What is asked: Nothing in the data should change when you return it, but leave the pictures out.

Stored data:
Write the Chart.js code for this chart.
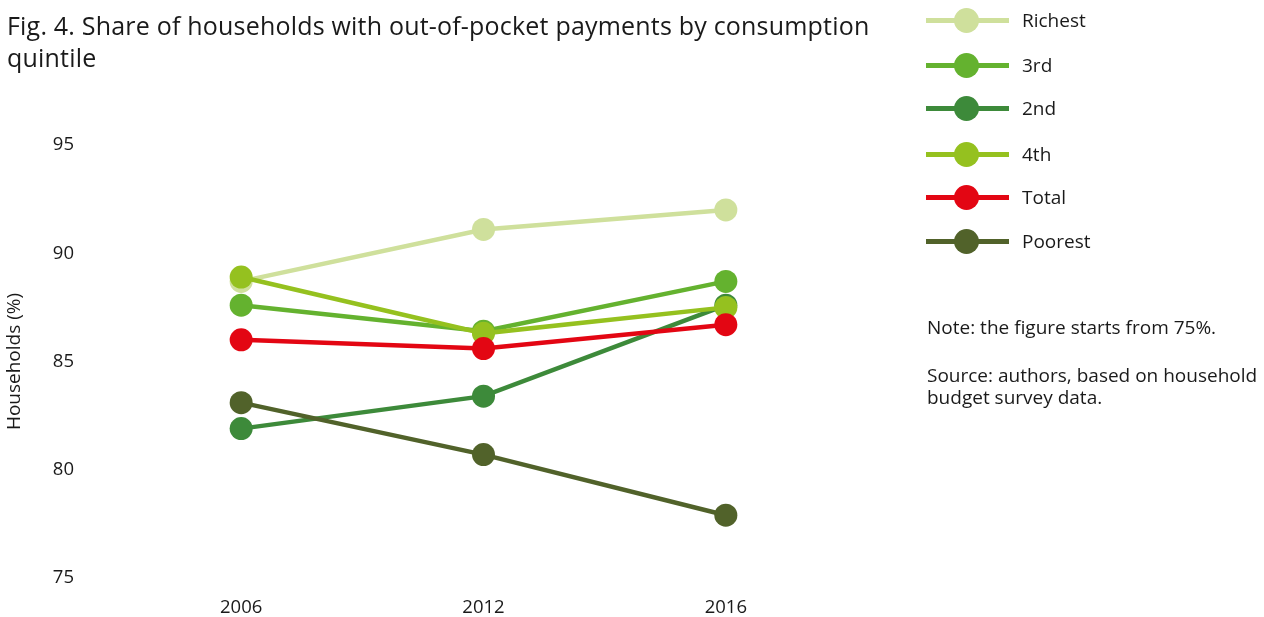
<!DOCTYPE html>
<html>
<head>
<meta charset="utf-8">
<script src="https://cdn.jsdelivr.net/npm/chart.js@4/dist/chart.umd.min.js"></script>
<style>
  html, body { margin: 0; padding: 0; background: #fff; }
  body { width: 1264px; height: 617px; position: relative; overflow: hidden; font-family: "Open Sans", "Noto Sans", sans-serif; color: #1a1a1a; }
  #wrap { position: absolute; left: 0; top: 0; width: 1264px; height: 617px; }
  #wrap canvas { display: block; }
  #title { position: absolute; left: 7px; top: 9px; font-size: 25px; line-height: 32px; color: #1a1a1a; white-space: nowrap; letter-spacing: 0.2px; }
  #legend { position: absolute; left: 926px; top: 0; }
  .li { position: absolute; left: 0; width: 320px; height: 30px; }
  .li .ln { position: absolute; left: 0; top: 13px; width: 83px; height: 5px; }
  .li .dot { position: absolute; left: 28px; top: 3px; width: 25px; height: 25px; border-radius: 50%; }
  .li .tx { position: absolute; left: 96px; top: 2px; font-size: 19px; line-height: 26px; }
  .note { position: absolute; left: 927px; font-size: 19px; line-height: 22px; white-space: nowrap; }
</style>
</head>
<body>
<div id="wrap"><canvas id="c" width="1264" height="617"></canvas></div>
<div id="title">Fig. 4. Share of households with out-of-pocket payments by consumption<br>quintile</div>
<div id="legend"></div>
<div class="note" style="top:316px;">Note: the figure starts from 75%.</div>
<div class="note" style="top:364px;">Source: authors, based on household<br>budget survey data.</div>
<script>
const years = ["2006", "2012", "2016"];
const seriesNames = ["Richest", "3rd", "2nd", "4th", "Total", "Poorest"];
const richest = [88.7, 91.1, 92.0];
const third   = [87.6, 86.4, 88.7];
const second  = [81.9, 83.4, 87.6];
const fourth  = [88.9, 86.3, 87.5];
const total   = [86.0, 85.6, 86.7];
const poorest = [83.1, 80.7, 77.9];
const yTicks  = [75, 80, 85, 90, 95];
const colors  = ["#cfe09c", "#64b22f", "#3d8a3a", "#95c11f", "#e30613", "#51622a"];
const values  = [richest, third, second, fourth, total, poorest];

const datasets = seriesNames.map((name, i) => ({
  label: name,
  data: values[i],
  borderColor: colors[i],
  backgroundColor: colors[i],
  pointBackgroundColor: colors[i],
  pointBorderColor: colors[i],
  borderWidth: 4.5,
  pointRadius: 11.5,
  pointHoverRadius: 11.5,
  pointBorderWidth: 0,
  tension: 0,
  clip: false,
  order: seriesNames.length - 1 - i
}));

new Chart(document.getElementById('c'), {
  type: 'line',
  data: { labels: years, datasets },
  options: {
    responsive: false,
    animation: false,
    devicePixelRatio: 1,
    layout: { padding: { left: 0, right: 417, top: 145, bottom: 0 } },
    plugins: { legend: { display: false }, tooltip: { enabled: false }, title: { display: false } },
    scales: {
      x: {
        type: 'category',
        offset: true,
        grid: { display: false, drawTicks: false },
        border: { display: false },
        ticks: { color: '#1a1a1a', font: { family: 'Open Sans', size: 18.5 }, padding: 19, maxRotation: 0 },
        afterFit(scale) { scale.height = 39; scale.paddingLeft = 0; scale.paddingRight = 0; }
      },
      y: {
        min: 75, max: 95,
        grid: { display: false, drawTicks: false },
        border: { display: false },
        afterBuildTicks(scale) { scale.ticks = yTicks.map(v => ({ value: v })); },
        ticks: { color: '#1a1a1a', font: { family: 'Open Sans', size: 18.5 }, padding: 46 },
        title: { display: true, text: 'Households (%)', color: '#1a1a1a', font: { family: 'Open Sans', size: 19 }, padding: { top: 3, bottom: 0 } },
        afterFit(scale) { scale.width = 120; scale.paddingTop = 0; scale.paddingBottom = 0; }
      }
    }
  }
});

const lg = document.getElementById('legend');
const legendTops = [5, 50, 93, 139, 182, 226];
seriesNames.forEach((name, i) => {
  const d = document.createElement('div');
  d.className = 'li';
  d.style.top = legendTops[i] + 'px';
  d.innerHTML = '<div class="ln" style="background:' + colors[i] + '"></div>' +
                '<div class="dot" style="background:' + colors[i] + '"></div>' +
                '<div class="tx">' + name + '</div>';
  lg.appendChild(d);
});
</script>
</body>
</html>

Written reply:
Write the Chart.js code for this chart.
<!DOCTYPE html>
<html>
<head>
<meta charset="utf-8">
<script src="https://cdn.jsdelivr.net/npm/chart.js@4/dist/chart.umd.min.js"></script>
<style>
  html, body { margin: 0; padding: 0; background: #fff; }
  body { width: 1264px; height: 617px; position: relative; overflow: hidden; font-family: "Open Sans", "Noto Sans", sans-serif; color: #1a1a1a; }
  #wrap { position: absolute; left: 0; top: 0; width: 1264px; height: 617px; }
  #wrap canvas { display: block; }
  #title { position: absolute; left: 7px; top: 9px; font-size: 25px; line-height: 32px; color: #1a1a1a; white-space: nowrap; letter-spacing: 0.2px; }
  #legend { position: absolute; left: 926px; top: 0; }
  .li { position: absolute; left: 0; width: 320px; height: 30px; }
  .li .ln { position: absolute; left: 0; top: 13px; width: 83px; height: 5px; }
  .li .dot { position: absolute; left: 28px; top: 3px; width: 25px; height: 25px; border-radius: 50%; }
  .li .tx { position: absolute; left: 96px; top: 2px; font-size: 19px; line-height: 26px; }
  .note { position: absolute; left: 927px; font-size: 19px; line-height: 22px; white-space: nowrap; }
</style>
</head>
<body>
<div id="wrap"><canvas id="c" width="1264" height="617"></canvas></div>
<div id="title">Fig. 4. Share of households with out-of-pocket payments by consumption<br>quintile</div>
<div id="legend"></div>
<div class="note" style="top:316px;">Note: the figure starts from 75%.</div>
<div class="note" style="top:364px;">Source: authors, based on household<br>budget survey data.</div>
<script>
const years = ["2006", "2012", "2016"];
const seriesNames = ["Richest", "3rd", "2nd", "4th", "Total", "Poorest"];
const richest = [88.7, 91.1, 92.0];
const third   = [87.6, 86.4, 88.7];
const second  = [81.9, 83.4, 87.6];
const fourth  = [88.9, 86.3, 87.5];
const total   = [86.0, 85.6, 86.7];
const poorest = [83.1, 80.7, 77.9];
const yTicks  = [75, 80, 85, 90, 95];
const colors  = ["#cfe09c", "#64b22f", "#3d8a3a", "#95c11f", "#e30613", "#51622a"];
const values  = [richest, third, second, fourth, total, poorest];

const datasets = seriesNames.map((name, i) => ({
  label: name,
  data: values[i],
  borderColor: colors[i],
  backgroundColor: colors[i],
  pointBackgroundColor: colors[i],
  pointBorderColor: colors[i],
  borderWidth: 4.5,
  pointRadius: 11.5,
  pointHoverRadius: 11.5,
  pointBorderWidth: 0,
  tension: 0,
  clip: false,
  order: seriesNames.length - 1 - i
}));

new Chart(document.getElementById('c'), {
  type: 'line',
  data: { labels: years, datasets },
  options: {
    responsive: false,
    animation: false,
    devicePixelRatio: 1,
    layout: { padding: { left: 0, right: 417, top: 145, bottom: 0 } },
    plugins: { legend: { display: false }, tooltip: { enabled: false }, title: { display: false } },
    scales: {
      x: {
        type: 'category',
        offset: true,
        grid: { display: false, drawTicks: false },
        border: { display: false },
        ticks: { color: '#1a1a1a', font: { family: 'Open Sans', size: 18.5 }, padding: 19, maxRotation: 0 },
        afterFit(scale) { scale.height = 39; scale.paddingLeft = 0; scale.paddingRight = 0; }
      },
      y: {
        min: 75, max: 95,
        grid: { display: false, drawTicks: false },
        border: { display: false },
        afterBuildTicks(scale) { scale.ticks = yTicks.map(v => ({ value: v })); },
        ticks: { color: '#1a1a1a', font: { family: 'Open Sans', size: 18.5 }, padding: 46 },
        title: { display: true, text: 'Households (%)', color: '#1a1a1a', font: { family: 'Open Sans', size: 19 }, padding: { top: 3, bottom: 0 } },
        afterFit(scale) { scale.width = 120; scale.paddingTop = 0; scale.paddingBottom = 0; }
      }
    }
  }
});

const lg = document.getElementById('legend');
const legendTops = [5, 50, 93, 139, 182, 226];
seriesNames.forEach((name, i) => {
  const d = document.createElement('div');
  d.className = 'li';
  d.style.top = legendTops[i] + 'px';
  d.innerHTML = '<div class="ln" style="background:' + colors[i] + '"></div>' +
                '<div class="dot" style="background:' + colors[i] + '"></div>' +
                '<div class="tx">' + name + '</div>';
  lg.appendChild(d);
});
</script>
</body>
</html>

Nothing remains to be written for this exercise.